Ayakların baş olmasıyla, toplumun her kesimine yayılmış ahlaki kokuşmuşluğu gizlilik ve erişim engeli kararlarıyla bastırabileceğini sanan “baştan kokmuş” devletimiz, bu skandal olaydan sonra gösterdiği refleksle kimseyi şaşırtmadı. Diyarbakır Barosu Çocuk Hakları Merkezi ve Muş Barosu Çocuk Hakları Komisyonu yaptıkları ortak açıklamada, 12 yaşındaki Mehmet’in şüpheli ölümüyle ilgili soruşturmaya gizlilik kararı getirildiğini duyurdu.
Psikolojik bir çilekeşhane sayılan dinî kurumlara ilişkin bir diğer şiddet haberi de Hatay’dan geldi. Hatay’ın Dörtyol ilçesindeki Yeni Yurt Merkez Camiinde müezzin olduğu iddia edilen kişinin, Kuran kursuna katılan bir çocuğu feci şekilde darp ettiği görüntüler haber kaynaklarına ve sosyal medyaya düştü. Daha önce defalarca şikâyet edilen, ancak hakkında hiçbir soruşturma açılmayan müezzinin, söz konusu görüntülerde bir öğrenciye defalarca tokat attığı, sonra havaya kaldırıp yere fırlattığı ve bu esnada diğer öğrencilerin korkudan kaçıştığı, kameralara açıkça yansıdı. Bu skandal görüntülerin adeta bir “adalet divanı” haline gelen sosyal medyaya düşmesiyle, Dörtyol Kaymakamlığı ve Dörtyol İlçe Müftülüğü söz konusu müezzin hakkında idari soruşturma başlattı. Ayrıca çocuğuna darp raporu alan baba Adem G.’nin suç duyurusunda bulunması üzerine Cumhuriyet Savcılığı da iddialara ilişkin adli soruşturma başlatıldı.

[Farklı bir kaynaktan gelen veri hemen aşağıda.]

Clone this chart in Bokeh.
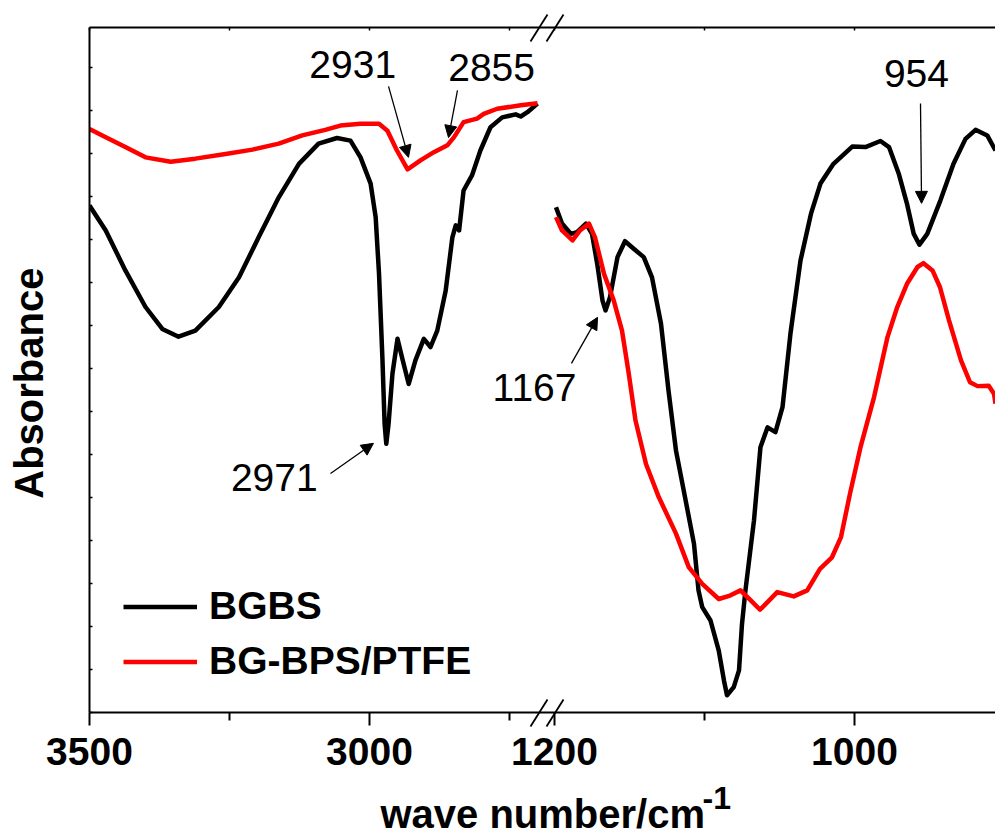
import math
from bokeh.plotting import figure
from bokeh.models import (Range1d, LinearAxis, FixedTicker, Legend, LegendItem,
                          Arrow, NormalHead)
from bokeh.core.properties import value
from bokeh.embed import file_html
from bokeh.resources import INLINE

FONT = "Liberation Sans"

# ---------------- data (wavenumber in cm^-1, absorbance in arbitrary units) -------------
# high-wavenumber window 3500-2700
bgbs_hi_x = [3500, 3471, 3436, 3400, 3370, 3341, 3311, 3269, 3233, 3198,
             3162, 3126, 3091, 3058, 3034, 3016, 2998, 2989, 2983, 2977,
             2973, 2970, 2966, 2959, 2950, 2942, 2930, 2918, 2903, 2891,
             2879, 2864, 2852, 2846, 2840, 2832, 2817, 2802, 2784, 2763,
             2739, 2730, 2718, 2700]
bgbs_hi_y = [11.79, 11.21, 10.28, 9.43, 8.92, 8.74, 8.88, 9.43, 10.12, 11.05,
             11.98, 12.76, 13.23, 13.36, 13.30, 12.91, 12.30, 11.52, 10.20, 8.26,
             6.71, 6.25, 6.71, 7.88, 8.69, 8.26, 7.64, 8.19, 8.69, 8.50,
             8.88, 9.81, 11.05, 11.33, 11.21, 12.14, 12.49, 13.07, 13.61, 13.84,
             13.91, 13.86, 13.96, 14.16]

ptfe_hi_x = [3500, 3471, 3436, 3400, 3355, 3311, 3257, 3209, 3162, 3120,
             3079, 3052, 3016, 2983, 2968, 2951, 2932, 2909, 2885, 2861,
             2849, 2832, 2808, 2796, 2772, 2730, 2700]
ptfe_hi_y = [13.57, 13.38, 13.15, 12.91, 12.81, 12.88, 12.99, 13.09, 13.23, 13.42,
             13.55, 13.65, 13.69, 13.69, 13.53, 13.07, 12.63, 12.84, 13.03, 13.19,
             13.38, 13.73, 13.81, 13.92, 14.04, 14.12, 14.17]

# low-wavenumber window 1200-900
bgbs_lo_x = [1199, 1195, 1189, 1185, 1179, 1175, 1171.5, 1168, 1166, 1163,
             1158, 1153, 1147, 1140.5, 1135, 1129, 1124, 1119, 1113, 1107,
             1104, 1101.5, 1096, 1090.5, 1087, 1085, 1080.5, 1077, 1075, 1072.7,
             1067, 1062.7, 1058, 1052.7, 1048, 1042.7, 1036, 1029, 1022.7, 1014,
             1001.5, 992.7, 982.7, 977, 970.5, 965, 960.5, 956.7, 951.5, 942.7,
             934, 926, 919.3, 911.5, 906]
bgbs_lo_y = [11.75, 11.37, 11.13, 11.17, 11.37, 11.13, 10.43, 9.58, 9.35, 9.66,
             10.59, 10.96, 10.78, 10.59, 10.12, 9.04, 7.49, 6.09, 5.01, 3.92,
             2.84, 2.45, 2.14, 1.44, 0.74, 0.40, 0.59, 0.98, 2.06, 2.84,
             4.47, 6.17, 6.63, 6.52, 7.10, 8.81, 10.51, 11.60, 12.30, 12.76,
             13.16, 13.15, 13.29, 13.15, 12.53, 11.83, 11.13, 10.88, 11.13, 11.91,
             12.76, 13.34, 13.55, 13.42, 13.07]

ptfe_lo_x = [1199, 1195, 1188, 1183, 1177, 1173, 1167, 1160.5, 1155, 1150.5,
             1146, 1139, 1130.5, 1119, 1110.5, 1101.5, 1090.5, 1083, 1076, 1069,
             1063, 1051.5, 1040.5, 1031.5, 1023, 1015, 1009, 1003, 996, 987,
             978, 971.5, 965, 958, 954, 948, 943, 937, 929, 923,
             918, 910.5, 907, 906]
ptfe_lo_y = [11.52, 11.21, 10.98, 11.21, 11.37, 11.05, 10.20, 9.58, 8.88, 7.88,
             6.79, 5.78, 5.01, 4.16, 3.38, 2.99, 2.64, 2.72, 2.84, 2.60,
             2.39, 2.80, 2.70, 2.84, 3.34, 3.61, 4.08, 5.09, 6.17, 7.33,
             8.73, 9.43, 9.97, 10.36, 10.45, 10.28, 9.89, 9.12, 8.19, 7.68,
             7.59, 7.60, 7.41, 7.18]

series_names = ["BGBS", "BG-BPS/PTFE"]
hi_major = [3500, 3000]
hi_minor = [3250, 2750]
lo_major = [1200, 1000]
lo_minor = [1100]

# peak annotations: (label, window, text x, text y, arrow x0, y0, x1, y1)
peaks = [
    ("2931", "hi", 3030, 15.07, 2966.0, 14.56, 2930.4, 12.91),
    ("2855", "hi", 2782, 15.00, 2842.9, 14.47, 2858.9, 13.37),
    ("2971", "hi", 3170, 5.47, 3069.6, 5.56, 2992.9, 6.26),
    ("1167", "lo", 1213.3, 7.56, 1188.7, 8.12, 1171.3, 9.19),
    ("954", "lo", 958.7, 14.87, 956.0, 14.16, 955.3, 11.84),
]

# ---------------- ranges (two windows share one frame) ----------------
HI_RANGE = (3500.0, 1882.14)   # default x range (left window)
LO_RANGE = (1510.0, 906.0)     # extra x range (right window)
Y_RANGE = (0.0, 15.93)


def hi_pos(wn):
    """position of a low-window wavenumber expressed in high-window units"""
    f = (LO_RANGE[0] - wn) / (LO_RANGE[0] - LO_RANGE[1])
    return round(HI_RANGE[0] - f * (HI_RANGE[0] - HI_RANGE[1]), 3)


p = figure(width=995, height=838,
           x_range=Range1d(*HI_RANGE), y_range=Range1d(*Y_RANGE),
           output_backend="svg", toolbar_location=None,
           min_border_left=89, min_border_right=0,
           min_border_top=27, min_border_bottom=126)
p.extra_x_ranges = {"lo": Range1d(*LO_RANGE)}
p.outline_line_color = None
p.xgrid.visible = False
p.ygrid.visible = False
p.background_fill_color = "white"
p.border_fill_color = "white"

ticks = hi_major + [hi_pos(v) for v in lo_major]
minors = hi_minor + [hi_pos(v) for v in lo_minor]
overrides = {t: str(t) for t in hi_major}
for v in lo_major:
    overrides[hi_pos(v)] = str(v)

xa = p.xaxis[0]
xa.ticker = FixedTicker(ticks=ticks, minor_ticks=minors)
xa.major_label_overrides = overrides
xa.major_label_text_font = FONT
xa.major_label_text_font_style = "bold"
xa.major_label_text_font_size = "39px"
xa.major_label_text_color = "black"
xa.major_label_standoff = 12
xa.major_tick_out = 13
xa.major_tick_in = 0
xa.minor_tick_out = 8
xa.minor_tick_in = 0
for attr in ("axis_line", "major_tick_line", "minor_tick_line"):
    setattr(xa, attr + "_width", 2)
    setattr(xa, attr + "_color", "black")

top = LinearAxis(ticker=FixedTicker(ticks=ticks, minor_ticks=minors),
                 major_label_overrides={t: "" for t in ticks},
                 major_label_text_font_size="1px", major_label_text_color=None,
                 major_label_standoff=0,
                 major_tick_in=3, major_tick_out=0, minor_tick_in=3, minor_tick_out=0,
                 axis_line_width=2, major_tick_line_width=1.5, minor_tick_line_width=1.5)
p.add_layout(top, "above")

ya = p.yaxis[0]
ya.ticker = FixedTicker(ticks=list(range(0, 16)), minor_ticks=[])
ya.major_label_overrides = {i: "" for i in range(0, 16)}
ya.major_label_text_font_size = "1px"
ya.major_label_text_color = None
ya.major_label_standoff = 0
ya.major_tick_in = 3
ya.major_tick_out = 0
ya.axis_line_width = 2
ya.major_tick_line_width = 1.5
ya.axis_line_color = "black"

# ---------------- curves ----------------
LW = 4.5
b_hi = p.line(bgbs_hi_x, bgbs_hi_y, line_color="black", line_width=LW, line_join="round")
r_hi = p.line(ptfe_hi_x, ptfe_hi_y, line_color="#ff0000", line_width=LW, line_join="round")
b_lo = p.line(bgbs_lo_x, bgbs_lo_y, line_color="black", line_width=LW, line_join="round",
              x_range_name="lo")
r_lo = p.line(ptfe_lo_x, ptfe_lo_y, line_color="#ff0000", line_width=LW, line_join="round",
              x_range_name="lo")

# ---------------- peak labels and arrows ----------------
for lab, win, tx, ty, ax0, ay0, ax1, ay1 in peaks:
    rn = "default" if win == "hi" else "lo"
    p.text(x=[tx], y=[ty], text=[lab], x_range_name=rn,
           text_font=value(FONT), text_font_size="39px", text_color="black",
           text_align="center", text_baseline="middle")
    p.add_layout(Arrow(end=NormalHead(size=12, fill_color="black", line_color="black",
                                      line_width=1),
                       x_start=ax0, y_start=ay0, x_end=ax1, y_end=ay1,
                       line_width=1.3, line_color="black", x_range_name=rn))

# ---------------- axis break marks ----------------
bx0 = [1216.0, 1205.33, 1216.0, 1205.33]
bx1 = [1204.67, 1194.0, 1204.67, 1194.0]
by0 = [-0.326, -0.326, 15.605, 15.605]
by1 = [0.302, 0.302, 16.233, 16.233]
p.segment(x0=bx0, y0=by0, x1=bx1, y1=by1, x_range_name="lo",
          line_color="black", line_width=1.8, level="overlay")

# ---------------- axis titles ----------------
p.text(x=[2980.4], y=[1.0], text=["wave number/cm"], y_offset=145,
       text_font=value(FONT), text_font_style="bold", text_font_size="40px",
       text_align="left", text_baseline="middle", level="overlay")
p.text(x=[2405.4], y=[1.0], text=["-1"], y_offset=129,
       text_font=value(FONT), text_font_style="bold", text_font_size="32px",
       text_align="left", text_baseline="middle", level="overlay")
p.text(x=[3499.0], y=[7.66], text=["Absorbance"], x_offset=-61.5, angle=math.pi / 2,
       text_font=value(FONT), text_font_style="bold", text_font_size="40px",
       text_align="center", text_baseline="middle", level="overlay")

# ---------------- legend ----------------
legend = Legend(items=[LegendItem(label=series_names[0], renderers=[b_hi]),
                       LegendItem(label=series_names[1], renderers=[r_hi])],
                location=(34, 28.5), padding=0, margin=0, spacing=10,
                glyph_width=74, glyph_height=45, label_height=45, label_standoff=12,
                label_text_font=FONT, label_text_font_style="bold",
                label_text_font_size="39px", label_text_color="black",
                border_line_color=None, background_fill_alpha=0)
p.add_layout(legend)

open("out.html", "w").write(file_html(p, INLINE))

Daha önceki yazılarımızda, hükümetin Kuran kursu denetimini MEB’den nasıl aldığını ve tüm okulların nasıl fiilen İmam Hatip liselerine dönüştürüldüğünü anlatmıştık. Küçücük çocukların, oyun oynayıp kendilerini geliştirmeleri ve çevrelerini tanımaları gereken yaşlarda, çocuk gelişiminden bihaber dinci zihniyetin eline bırakılıp yatılı okullarda ailelerinden uzak bir şekilde yetiştirilmeleri kabul edilemez. Mehmet H.Yavuz kendisini gerçekten astıysa bile, yetkililerin o anda nerede olduklarını ve bu intihara/kazaya neden engel olamadıklarını açıklamaları gerekiyor. Bu kadar büyük bir skandala rağmen Muş Karşıyaka Kuran Kursu’nun kapatılmaması ve Muş Valiliği, Muş Müftülüğü ve Diyanet tarafından henüz bir açıklama yapılmamış olması, dinî kurumların bu çocukların canlarını ne kadar değersiz saydığını açıkça gösteriyor.